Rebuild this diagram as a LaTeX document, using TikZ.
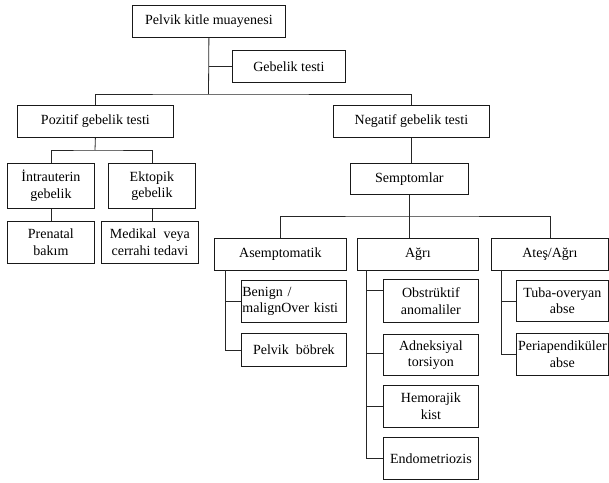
\documentclass[tikz,border=0pt]{standalone}
\usepackage{fontspec}
\setmainfont{Liberation Serif}
\begin{document}
\begin{tikzpicture}[x=1pt,y=-1pt,
  box/.style={draw=black!90, line width=0.8pt, inner sep=0pt, align=center, anchor=north west,
    font=\fontsize{14}{16.5}\selectfont},
  conn/.style={draw=black!85, line width=0.8pt}]
\useasboundingbox (0,0) rectangle (609,482);
% level 0
\node[box, minimum width=153pt, minimum height=32pt] (top) at (132,5) {Pelvik kitle muayenesi};
\node[box, minimum width=113pt, minimum height=32pt] (geb) at (232,50) {Gebelik testi};
% level 1
\node[box, minimum width=156pt, minimum height=32pt] (poz) at (17,105) {Pozitif gebelik testi};
\node[box, minimum width=156pt, minimum height=32pt] (neg) at (333,105) {Negatif gebelik testi};
% positive branch
\node[box, minimum width=87pt, minimum height=45pt] (intra) at (7,163) {İntrauterin\\gebelik};
\node[box, minimum width=87pt, minimum height=45pt] (ekt) at (108,163) {Ektopik\\gebelik};
\node[box, minimum width=87pt, minimum height=42pt] (pren) at (7,221) {Prenatal\\bakım};
\node[box, minimum width=97pt, minimum height=42pt] (med) at (101,221) {Medikal\ \ veya\\cerrahi tedavi};
% negative branch
\node[box, minimum width=118pt, minimum height=31pt] (semp) at (350,163) {Semptomlar};
\node[box, minimum width=132pt, minimum height=32pt] (asem) at (214,238) {Asemptomatik};
\node[box, minimum width=121pt, minimum height=32pt] (agri) at (357,238) {Ağrı};
\node[box, minimum width=117pt, minimum height=32pt] (ates) at (491,238) {Ateş/Ağrı};
% asemptomatik children
\node[box, minimum width=105pt, minimum height=42pt, text width=103pt, align=left] (ben) at (241,280) {Benign /\\malignOver kisti};
\node[box, minimum width=105pt, minimum height=33pt] (pel) at (241,333) {Pelvik\ \ böbrek};
% agri children
\node[box, minimum width=95pt, minimum height=43pt] (obs) at (383,279) {Obstrüktif\\anomaliler};
\node[box, minimum width=95pt, minimum height=41pt] (adn) at (383,334) {Adneksiyal\\torsiyon};
\node[box, minimum width=95pt, minimum height=42pt] (hem) at (383,385) {Hemorajik\\kist};
\node[box, minimum width=95pt, minimum height=42pt] (endo) at (383,437) {Endometriozis};
% ates children
\node[box, minimum width=92pt, minimum height=41pt] (tuba) at (516,280) {Tuba-overyan\\abse};
\node[box, minimum width=92pt, minimum height=42pt] (peri) at (516,333) {Periapendiküler\\abse};
% connectors
\coordinate (b1) at (208.5,94);
\draw[conn] (top.south) -- (b1);
\draw[conn] (top.south |- geb.west) -- (geb.west);
\draw[conn] (poz.north) |- (b1) -| (neg.north);
\coordinate (b2) at (95,150);
\draw[conn] (poz.south) -- (b2);
\draw[conn] (intra.north) |- (b2) -| (ekt.north);
\draw[conn] (intra.south) -- (pren.north);
\draw[conn] (ekt.south) -- (ekt.south |- med.north);
\draw[conn] (neg.south) -- (neg.south |- semp.north);
\coordinate (b3) at (409,216);
\draw[conn] (semp.south) -- (semp.south |- agri.north);
\draw[conn] (asem.north) |- (b3) -| (ates.north);
% trunks
\coordinate (ta) at (225,270);
\draw[conn] (ta) |- (ben.west);
\draw[conn] (ta) |- (pel.west);
\coordinate (tg) at (366,270);
\draw[conn] (tg) |- ([yshift=11pt]obs.west);
\draw[conn] (tg) |- ([yshift=1.5pt]adn.west);
\draw[conn] (tg) |- (hem.west);
\draw[conn] (tg) |- (endo.west);
\coordinate (tt) at (501,270);
\draw[conn] (tt) |- (tuba.west);
\draw[conn] (tt) |- (peri.west);
\end{tikzpicture}
\end{document}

◆ Exercise goal ◆
Repeat the data exactly, dropping every picture it holds.

◆ Full response ◆
Rebuild this diagram as a LaTeX document, using TikZ.
\documentclass[tikz,border=0pt]{standalone}
\usepackage{fontspec}
\setmainfont{Liberation Serif}
\begin{document}
\begin{tikzpicture}[x=1pt,y=-1pt,
  box/.style={draw=black!90, line width=0.8pt, inner sep=0pt, align=center, anchor=north west,
    font=\fontsize{14}{16.5}\selectfont},
  conn/.style={draw=black!85, line width=0.8pt}]
\useasboundingbox (0,0) rectangle (609,482);
% level 0
\node[box, minimum width=153pt, minimum height=32pt] (top) at (132,5) {Pelvik kitle muayenesi};
\node[box, minimum width=113pt, minimum height=32pt] (geb) at (232,50) {Gebelik testi};
% level 1
\node[box, minimum width=156pt, minimum height=32pt] (poz) at (17,105) {Pozitif gebelik testi};
\node[box, minimum width=156pt, minimum height=32pt] (neg) at (333,105) {Negatif gebelik testi};
% positive branch
\node[box, minimum width=87pt, minimum height=45pt] (intra) at (7,163) {İntrauterin\\gebelik};
\node[box, minimum width=87pt, minimum height=45pt] (ekt) at (108,163) {Ektopik\\gebelik};
\node[box, minimum width=87pt, minimum height=42pt] (pren) at (7,221) {Prenatal\\bakım};
\node[box, minimum width=97pt, minimum height=42pt] (med) at (101,221) {Medikal\ \ veya\\cerrahi tedavi};
% negative branch
\node[box, minimum width=118pt, minimum height=31pt] (semp) at (350,163) {Semptomlar};
\node[box, minimum width=132pt, minimum height=32pt] (asem) at (214,238) {Asemptomatik};
\node[box, minimum width=121pt, minimum height=32pt] (agri) at (357,238) {Ağrı};
\node[box, minimum width=117pt, minimum height=32pt] (ates) at (491,238) {Ateş/Ağrı};
% asemptomatik children
\node[box, minimum width=105pt, minimum height=42pt, text width=103pt, align=left] (ben) at (241,280) {Benign /\\malignOver kisti};
\node[box, minimum width=105pt, minimum height=33pt] (pel) at (241,333) {Pelvik\ \ böbrek};
% agri children
\node[box, minimum width=95pt, minimum height=43pt] (obs) at (383,279) {Obstrüktif\\anomaliler};
\node[box, minimum width=95pt, minimum height=41pt] (adn) at (383,334) {Adneksiyal\\torsiyon};
\node[box, minimum width=95pt, minimum height=42pt] (hem) at (383,385) {Hemorajik\\kist};
\node[box, minimum width=95pt, minimum height=42pt] (endo) at (383,437) {Endometriozis};
% ates children
\node[box, minimum width=92pt, minimum height=41pt] (tuba) at (516,280) {Tuba-overyan\\abse};
\node[box, minimum width=92pt, minimum height=42pt] (peri) at (516,333) {Periapendiküler\\abse};
% connectors
\coordinate (b1) at (208.5,94);
\draw[conn] (top.south) -- (b1);
\draw[conn] (top.south |- geb.west) -- (geb.west);
\draw[conn] (poz.north) |- (b1) -| (neg.north);
\coordinate (b2) at (95,150);
\draw[conn] (poz.south) -- (b2);
\draw[conn] (intra.north) |- (b2) -| (ekt.north);
\draw[conn] (intra.south) -- (pren.north);
\draw[conn] (ekt.south) -- (ekt.south |- med.north);
\draw[conn] (neg.south) -- (neg.south |- semp.north);
\coordinate (b3) at (409,216);
\draw[conn] (semp.south) -- (semp.south |- agri.north);
\draw[conn] (asem.north) |- (b3) -| (ates.north);
% trunks
\coordinate (ta) at (225,270);
\draw[conn] (ta) |- (ben.west);
\draw[conn] (ta) |- (pel.west);
\coordinate (tg) at (366,270);
\draw[conn] (tg) |- ([yshift=11pt]obs.west);
\draw[conn] (tg) |- ([yshift=1.5pt]adn.west);
\draw[conn] (tg) |- (hem.west);
\draw[conn] (tg) |- (endo.west);
\coordinate (tt) at (501,270);
\draw[conn] (tt) |- (tuba.west);
\draw[conn] (tt) |- (peri.west);
\end{tikzpicture}
\end{document}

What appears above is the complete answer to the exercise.